In response to house prices becoming less affordable, the build to rent sector is gaining in popularity. It essentially involves new developments that are built for the purpose of being sold to institutional investors and subsequently let, as opposed to being sold directly to the public. It could be a strong growth area, with two smaller companies offering investors the opportunity to benefit.
Last year saw the house price to earnings ratio reach its highest-ever level. The average house price in the UK now costs around 7.8x the average salary. This is up from 7.6x in 2016, and is showing little sign of slowing down. Although Brexit may cause a degree of uncertainty in the near term, ultimately, demand for housing is likely to remain robust given low interest rates and the government’s demand-side policies. And since the number of houses being built is set to lag population growth over the coming years, housing affordability could worsen.
Build to rent
As always, the market finds a solution to the challenges it faces. One potential remedy could be the build to rent sector, which seems to be increasing in popularity – particularly in London. As mentioned, developments are sold for the purpose of being rented on the private market. They are usually purchased by institutional investors who are seeking to generate what has proved to be consistent capital growth, as well as resilient income growth due to the high demand for rental properties.
The segment is expected to grow in the long run. In London, for instance, the number of private renters is expected to increase, to reach the same level as owner occupiers by 2025. Alongside affordability issues, renting provides greater flexibility for younger people. Newer and better-quality developments that can be rented easily may also seem preferable to purchasing an older property in a less desirable area.
Two smaller companies that are operating in the build to rent sector are Telford Homes (LON:TEF) and Watkin Jones (LON:WJG). Both companies have signed various agreements with institutional investors in recent quarters to construct build to rent developments.

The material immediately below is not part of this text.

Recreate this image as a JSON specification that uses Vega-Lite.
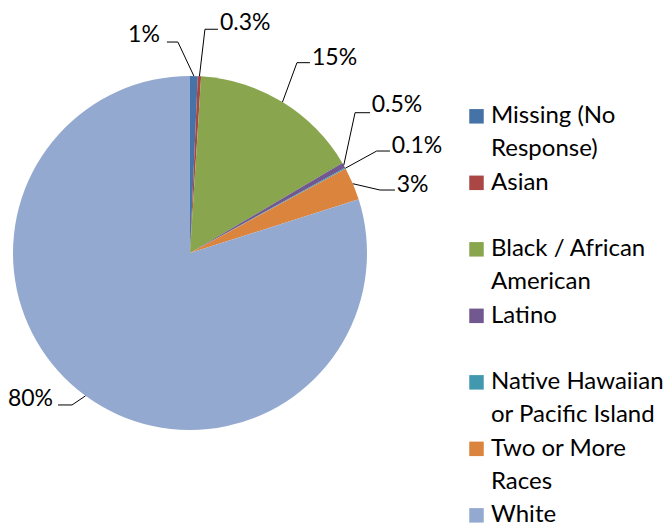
{
  "$schema": "https://vega.github.io/schema/vega-lite/v6.json",
  "padding": 0,
  "background": "white",
  "bounds": "flush",
  "spacing": 82,
  "config": {"view": {"stroke": null}, "text": {"font": "Lato", "fontSize": 23, "color": "#000000"}},
  "data": {"values": [
    {"idx": 1, "category": "Missing (No\nResponse)", "value": 0.7, "label": "1%"},
    {"idx": 2, "category": "Asian", "value": 0.3, "label": "0.3%"},
    {"idx": 3, "category": "Black / African\nAmerican", "value": 15.5, "label": "15%"},
    {"idx": 4, "category": "Latino", "value": 0.5, "label": "0.5%"},
    {"idx": 5, "category": "Native Hawaiian\nor Pacific Island", "value": 0.1, "label": "0.1%"},
    {"idx": 6, "category": "Two or More\nRaces", "value": 3.0, "label": "3%"},
    {"idx": 7, "category": "White", "value": 79.9, "label": "80%"}
  ]},
  "hconcat": [
    {
      "width": 380,
      "height": 506,
      "layer": [
        {
          "mark": {"type": "arc", "outerRadius": 177},
          "encoding": {
            "theta": {"field": "value", "type": "quantitative", "stack": true},
            "order": {"field": "idx", "type": "quantitative"},
            "color": {"field": "category", "type": "nominal", "legend": null,
              "scale": {"domain": ["Missing (No\nResponse)", "Asian", "Black / African\nAmerican", "Latino", "Native Hawaiian\nor Pacific Island", "Two or More\nRaces", "White"],
                        "range": ["#4572A7", "#AA4643", "#89A54E", "#71588F", "#4198AF", "#DB843D", "#93A9CF"]}}
          }
        },
        {
          "transform": [
            {"window": [{"op": "sum", "field": "value", "as": "cum"}], "sort": [{"field": "idx"}]},
            {"joinaggregate": [{"op": "sum", "field": "value", "as": "total"}]},
            {"calculate": "2 * PI * (datum.cum - datum.value / 2) / datum.total", "as": "ang"},
            {"calculate": "sin(datum.ang)", "as": "ex"},
            {"calculate": "cos(datum.ang)", "as": "ey"}
          ],
          "encoding": {
            "x": {"field": "ex", "type": "quantitative", "axis": null, "scale": {"domain": [-1.07345, 1.07345], "nice": false, "zero": false}},
            "y": {"field": "ey", "type": "quantitative", "axis": null, "scale": {"domain": [-1.42938, 1.42938], "nice": false, "zero": false}}
          },
          "layer": [
            {
              "transform": [{"filter": "datum.idx === 1"}],
              "layer": [
                {"mark": {"type": "rule", "color": "#000", "strokeWidth": 1, "x2Offset": -16, "y2Offset": -34}, "encoding": {"x2": {"field": "ex"}, "y2": {"field": "ey"}}},
                {"mark": {"type": "rule", "color": "#000", "strokeWidth": 1, "xOffset": -16, "yOffset": -34, "x2Offset": -27, "y2Offset": -34}, "encoding": {"x2": {"field": "ex"}, "y2": {"field": "ey"}}},
                {"mark": {"type": "text", "align": "right", "baseline": "alphabetic", "dx": -34, "dy": -34}, "encoding": {"text": {"field": "label"}}}
              ]
            },
            {
              "transform": [{"filter": "datum.idx === 2"}],
              "layer": [
                {"mark": {"type": "rule", "color": "#000", "strokeWidth": 1, "x2Offset": 5.5, "y2Offset": -47}, "encoding": {"x2": {"field": "ex"}, "y2": {"field": "ey"}}},
                {"mark": {"type": "rule", "color": "#000", "strokeWidth": 1, "xOffset": 5.5, "yOffset": -47, "x2Offset": 18.5, "y2Offset": -47}, "encoding": {"x2": {"field": "ex"}, "y2": {"field": "ey"}}},
                {"mark": {"type": "text", "align": "left", "baseline": "alphabetic", "dx": 20.5, "dy": -46}, "encoding": {"text": {"field": "label"}}}
              ]
            },
            {
              "transform": [{"filter": "datum.idx === 3"}],
              "layer": [
                {"mark": {"type": "rule", "color": "#000", "strokeWidth": 1, "x2Offset": 14.5, "y2Offset": -39.4}, "encoding": {"x2": {"field": "ex"}, "y2": {"field": "ey"}}},
                {"mark": {"type": "rule", "color": "#000", "strokeWidth": 1, "xOffset": 14.5, "yOffset": -39.4, "x2Offset": 27.5, "y2Offset": -39.4}, "encoding": {"x2": {"field": "ex"}, "y2": {"field": "ey"}}},
                {"mark": {"type": "text", "align": "left", "baseline": "alphabetic", "dx": 29.5, "dy": -37}, "encoding": {"text": {"field": "label"}}}
              ]
            },
            {
              "transform": [{"filter": "datum.idx === 4"}],
              "layer": [
                {"mark": {"type": "rule", "color": "#000", "strokeWidth": 1, "x2Offset": 11.3, "y2Offset": -52.6}, "encoding": {"x2": {"field": "ex"}, "y2": {"field": "ey"}}},
                {"mark": {"type": "rule", "color": "#000", "strokeWidth": 1, "xOffset": 11.3, "yOffset": -52.6, "x2Offset": 26.3, "y2Offset": -52.6}, "encoding": {"x2": {"field": "ex"}, "y2": {"field": "ey"}}},
                {"mark": {"type": "text", "align": "left", "baseline": "alphabetic", "dx": 28, "dy": -53.6}, "encoding": {"text": {"field": "label"}}}
              ]
            },
            {
              "transform": [{"filter": "datum.idx === 5"}],
              "layer": [
                {"mark": {"type": "rule", "color": "#000", "strokeWidth": 1, "x2Offset": 31.3, "y2Offset": -17.2}, "encoding": {"x2": {"field": "ex"}, "y2": {"field": "ey"}}},
                {"mark": {"type": "rule", "color": "#000", "strokeWidth": 1, "xOffset": 31.3, "yOffset": -17.2, "x2Offset": 44.6, "y2Offset": -17.2}, "encoding": {"x2": {"field": "ex"}, "y2": {"field": "ey"}}},
                {"mark": {"type": "text", "align": "left", "baseline": "alphabetic", "dx": 46.3, "dy": -15.2}, "encoding": {"text": {"field": "label"}}}
              ]
            },
            {
              "transform": [{"filter": "datum.idx === 6"}],
              "layer": [
                {"mark": {"type": "rule", "color": "#000", "strokeWidth": 1, "x2Offset": 27.1, "y2Offset": 6.3}, "encoding": {"x2": {"field": "ex"}, "y2": {"field": "ey"}}},
                {"mark": {"type": "rule", "color": "#000", "strokeWidth": 1, "xOffset": 27.1, "yOffset": 6.3, "x2Offset": 42.1, "y2Offset": 6.3}, "encoding": {"x2": {"field": "ex"}, "y2": {"field": "ey"}}},
                {"mark": {"type": "text", "align": "left", "baseline": "alphabetic", "dx": 43.8, "dy": 8}, "encoding": {"text": {"field": "label"}}}
              ]
            },
            {
              "transform": [{"filter": "datum.idx === 7"}],
              "layer": [
                {"mark": {"type": "rule", "color": "#000", "strokeWidth": 1, "x2Offset": -13.5, "y2Offset": 9.1}, "encoding": {"x2": {"field": "ex"}, "y2": {"field": "ey"}}},
                {"mark": {"type": "rule", "color": "#000", "strokeWidth": 1, "xOffset": -13.5, "yOffset": 9.1, "x2Offset": -27.5, "y2Offset": 9.1}, "encoding": {"x2": {"field": "ex"}, "y2": {"field": "ey"}}},
                {"mark": {"type": "text", "align": "right", "baseline": "alphabetic", "dx": -32.5, "dy": 10}, "encoding": {"text": {"field": "label"}}}
              ]
            }
          ]
        }
      ]
    },
    {
      "width": 29,
      "height": 527,
      "encoding": {
        "y": {"field": "category", "type": "nominal", "axis": null,
              "sort": ["Missing (No\nResponse)", "Asian", "Black / African\nAmerican", "Latino", "Native Hawaiian\nor Pacific Island", "Two or More\nRaces", "White"],
              "scale": {"type": "point", "padding": 0.962, "align": 0.909}}
      },
      "layer": [
        {
          "mark": {"type": "point", "shape": "square", "filled": true, "size": 210, "opacity": 1, "strokeWidth": 0},
          "encoding": {
            "color": {"field": "category", "type": "nominal", "legend": null,
              "scale": {"domain": ["Missing (No\nResponse)", "Asian", "Black / African\nAmerican", "Latino", "Native Hawaiian\nor Pacific Island", "Two or More\nRaces", "White"],
                        "range": ["#4572A7", "#AA4643", "#89A54E", "#71588F", "#4198AF", "#DB843D", "#93A9CF"]}}
          }
        },
        {
          "mark": {"type": "text", "align": "left", "baseline": "alphabetic", "dx": 14.5, "dy": 7, "lineBreak": "\n", "lineHeight": 33, "fontSize": 24},
          "encoding": {"text": {"field": "category"}}
        }
      ]
    }
  ]
}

They remain upbeat about the potential for the build to rent sector in the medium term, and seem likely to focus greater resources on the area in future years.
Telford Homes has a P/E ratio of 8.2 at the moment, while Watkin Jones’ P/E ratio stands at 14.2. Their respective forward dividend yields are 4.6% and 3.7%. With both companies forecast to post positive EPS growth over the next two financial years, they could offer investment potential from a growth, value and income perspective.